Now the Legislature is considering mandating a Christian-friendly alternative to SAT and ACT tests with the Classic Learning Test, or CLT. The ACT and the SAT both contain elements of English, math, reading, and writing, while the ACT also features a section dedicated to science. The CLT, which is largely accepted only at tiny, religious, and private universities, contains a “Classical Learning” section that critics claims was limited in scope. It is, however, considered less “woke” than the ACT and SAT by The American Conservative, which recently railed against efforts to include more color and diversity in the test’s “Classical Learning” section.


Trinity Forum Senior Fellow Jessica Hooten served on the committee for creating the CLT’s newer, more inclusive author bank when test organizers revised it in 2021 to ensure inclusion of women and non-white authors. The American Conservative wasn’t having that, however. It called Hooten Wilson’s praise a “woke outburst” and “the first public salvo in a war … to end in the conquest of the classical education movement by liberalism.” The American Conservative also made clear why the test remains the go-to entrance exam for sheltered, homeschooled white kids getting funneled into the nation’s pearl-clutching religious schools.


DeSantis, who frequently describes colleges as “socialism factories,” has a history of criticizing college sports for allowing transgender athletes to participate, and Florida moneymaker Disney for opposing his bigoted “Don’t Say Gay” policies. The governor favors legislation allowing parents to sue schools that teach Critical Race Theory and prohibits teachers from leading classroom discussions on gender identity and sexual orientation. At one point, DeSantis’ GOP allies on state boards even rejected math books they claimed contained elements of race and “social-emotional learning.”

It was more recently that DeSantis announced a plan to block African American AP studies from being taught in high schools, claiming it violates state law and is inaccurate. The state education department, now filled with DeSantis-appointed culture war bigots, rejected the state’s AP African American program in a letter to the College Board, which oversees AP classes.

The college board complained Florida education officials did not bother specifying exactly what course content the state found objectionable but claimed it was “inexplicably contrary to Florida law and significantly lacks educational value.”

The college board is not the same kind of animal as Florida’s education board, however—at least, not yet. Also, unlike the state’s hijacked education board, the college board can spell.

“We were naive not to announce Florida’s rejection of the course when FDOE first notified us on September 23, 2022, in a letter entitled “’CB Letter AP Africain [sic] Studies,’” the college board wrote this week. “This letter, like all written communications we received from Florida, contained no explanation of the rejection.
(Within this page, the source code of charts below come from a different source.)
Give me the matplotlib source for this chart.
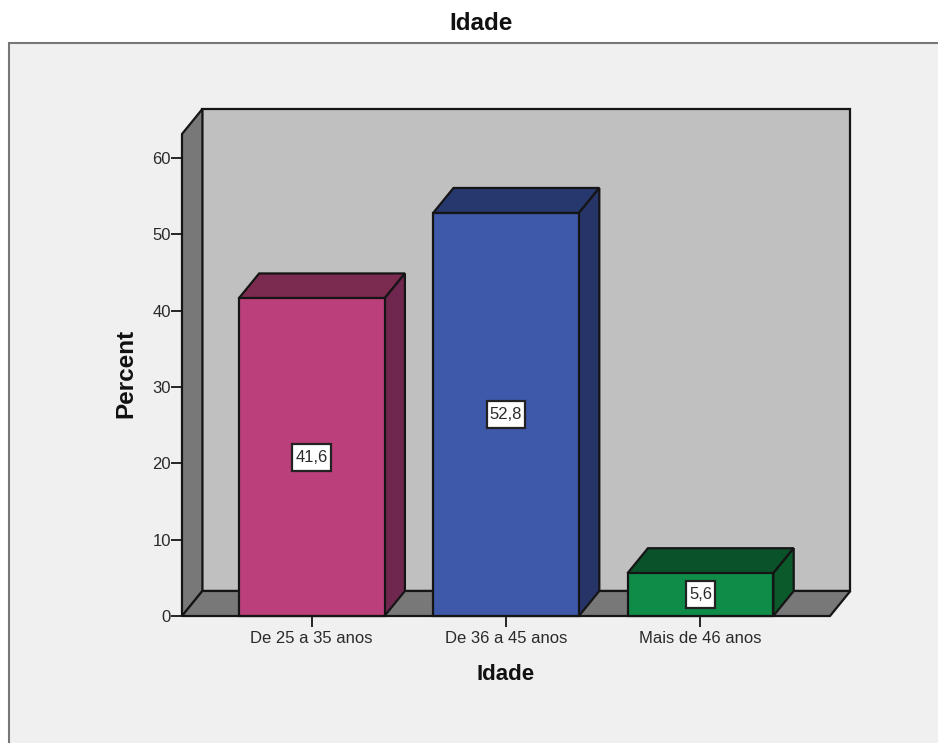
import matplotlib
matplotlib.use('Agg')
import matplotlib.pyplot as plt
from matplotlib.patches import Rectangle

plt.rcParams['font.family'] = ['Liberation Sans', 'DejaVu Sans']

categories = ['De 25 a 35 anos', 'De 36 a 45 anos', 'Mais de 46 anos']
percent = [41.6, 52.8, 5.6]
labels = ['41,6', '52,8', '5,6']
yticks = [0, 10, 20, 30, 40, 50, 60]

front_colors = ['#bb3f7b', '#3e58aa', '#0f8c48']
top_colors = ['#7b2a50', '#27386f', '#0a5229']
side_colors = ['#6f2750', '#263468', '#0a5a2c']

W, H = 938, 743
bar_w = 0.75
dx, dy = 0.105, 3.28   # depth of the fake 3d box
x0, x1 = -2 / 3, 2 + 2 / 3
ytop = 63.15
edge = '#151515'
text_c = '#2a2a2a'

fig = plt.figure(figsize=(W / 100, H / 100), dpi=100, facecolor='white')
# panel has to sit under the axes
fig.add_artist(Rectangle((9 / W, -0.01), 1, 1 - 43 / H + 0.01, transform=fig.transFigure,
                         facecolor='#f0f0f0', edgecolor='#777777', lw=1.5, zorder=-1))
fig.text(481 / W, 1 - 24 / H, 'Idade', ha='center', va='center', fontsize=17.5,
         fontweight='bold', color='#111111')

ax = fig.add_axes([182 / W, 1 - 616 / H, (830 - 182) / W, (616 - 134) / H])
ax.patch.set_visible(False)
ax.set_xlim(x0, x1)
ax.set_ylim(0, ytop)
for s in ax.spines.values():
    s.set_visible(False)

# walls and floor
ax.fill([x0 + dx, x1 + dx, x1 + dx, x0 + dx], [dy, dy, ytop + dy, ytop + dy],
        fc='#c0c0c0', ec=edge, lw=1.6, clip_on=False, zorder=1)
ax.fill([x0, x0 + dx, x0 + dx, x0], [0, dy, ytop + dy, ytop],
        fc='#787878', ec=edge, lw=1.6, clip_on=False, zorder=1.1)
ax.fill([x0, x1, x1 + dx, x0 + dx], [0, 0, dy, dy],
        fc='#787878', ec=edge, lw=1.6, clip_on=False, zorder=1.1)

# bars
for i, v in enumerate(percent):
    l, r = i - bar_w / 2, i + bar_w / 2
    ax.fill([l, r, r + dx, l + dx], [v, v, v + dy, v + dy],
            fc=top_colors[i], ec=edge, lw=1.6, clip_on=False, zorder=3)
    ax.fill([r, r + dx, r + dx, r], [0, dy, v + dy, v],
            fc=side_colors[i], ec=edge, lw=1.6, clip_on=False, zorder=3)
    ax.fill([l, r, r, l], [0, 0, v, v],
            fc=front_colors[i], ec=edge, lw=1.6, clip_on=False, zorder=3.1)
    # value box is wider than tall padding allows, so drawn separately from the text
    box_w = 0.05 * len(labels[i])
    box_h = 3.6
    ax.add_patch(Rectangle((i - box_w / 2, v / 2 - box_h / 2), box_w, box_h,
                           fc='white', ec='#222222', lw=1.6, zorder=4))
    ax.text(i, v / 2, labels[i], ha='center', va='center', fontsize=12, color=text_c, zorder=5)

ax.set_xticks(range(len(categories)))
ax.set_xticklabels(categories, fontsize=12, color=text_c)
ax.set_yticks(yticks)
ax.tick_params(axis='y', length=8, width=1.3, color=edge, labelsize=12, labelcolor=text_c, pad=0)
ax.tick_params(axis='x', length=8, width=1.3, color=edge, pad=3)
ax.set_xlabel('Idade', fontsize=16, fontweight='bold', color='#111111', labelpad=13)
ax.set_ylabel('Percent', fontsize=17.5, fontweight='bold', color='#111111', labelpad=10.7, y=0.503)

fig.savefig('out.png', dpi=100)
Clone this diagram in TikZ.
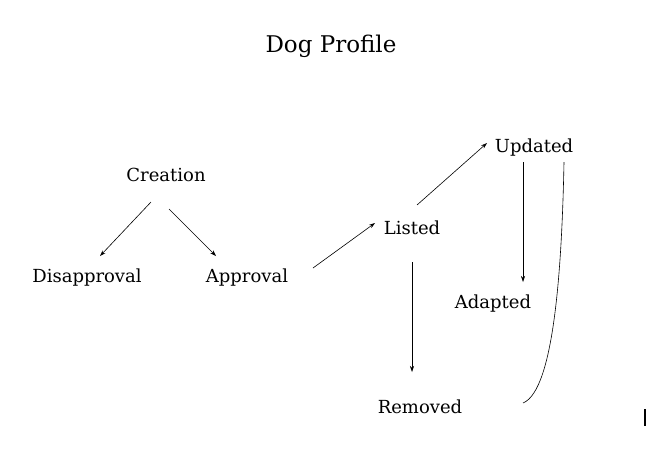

Instead, Florida invited us to call them if we had any questions.”


The college board says it tried to make those calls but got nothing but politically laced non-answers and pointless bromides. “These phone calls with FDOE were absent of substance, despite the audacious claims of influence FDOE is now making. In the discussion, they did not offer feedback but instead asked vague, uninformed questions like, ‘What does the word ‘intersectionality’ mean?’ and ‘Does the course promote Black Panther thinking?’ FDOE did not bring any African American Studies scholars or teachers to their call with us, despite the presence in their state of so many renowned experts in this discipline.”


Republican culture attacks on Black education are similarly brainless in every dark corner they haunt, and they put a high value on white feelings. Black Girl Times (BGX) reported on a similar move to restrict Black-related history education in Mississippi with the passage last year of SB 2113. Senate Bill 2113, signed by the state’s Republican governor last year, bars public or charter school educators from any attempt to “direct or compel students to affirm that any sex, race, ethnicity, religion or national origin is inherently superior.” Critics say the ulterior motivation is to restrict truth-telling of the nation’s ugly history because it might make white students feel guilty.


PEN America, a nonprofit that defends free expression, claims the main push of culture war restrictions from DeSantis and others is to constrain educators’ speech and limit classroom discussion of controversial topics and ideologies. Most anti-CRT and anti-Black education bills carry the threat of mandatory punishment or legal action for violators. Additionally, many culture war bills are badly drafted and include factual errors, contradictions, and undefined terms.


In its letter, the Florida College Board faulted itself for its delayed response to the Department of Education’s whitewash attempt.

“We deeply regret not immediately denouncing the Florida Department of Education’s slander, magnified by the DeSantis administration’s subsequent comments, that African American Studies ‘lacks educational value.’ Our failure to raise our voice betrayed Black scholars everywhere and those who have long toiled to build this remarkable field.”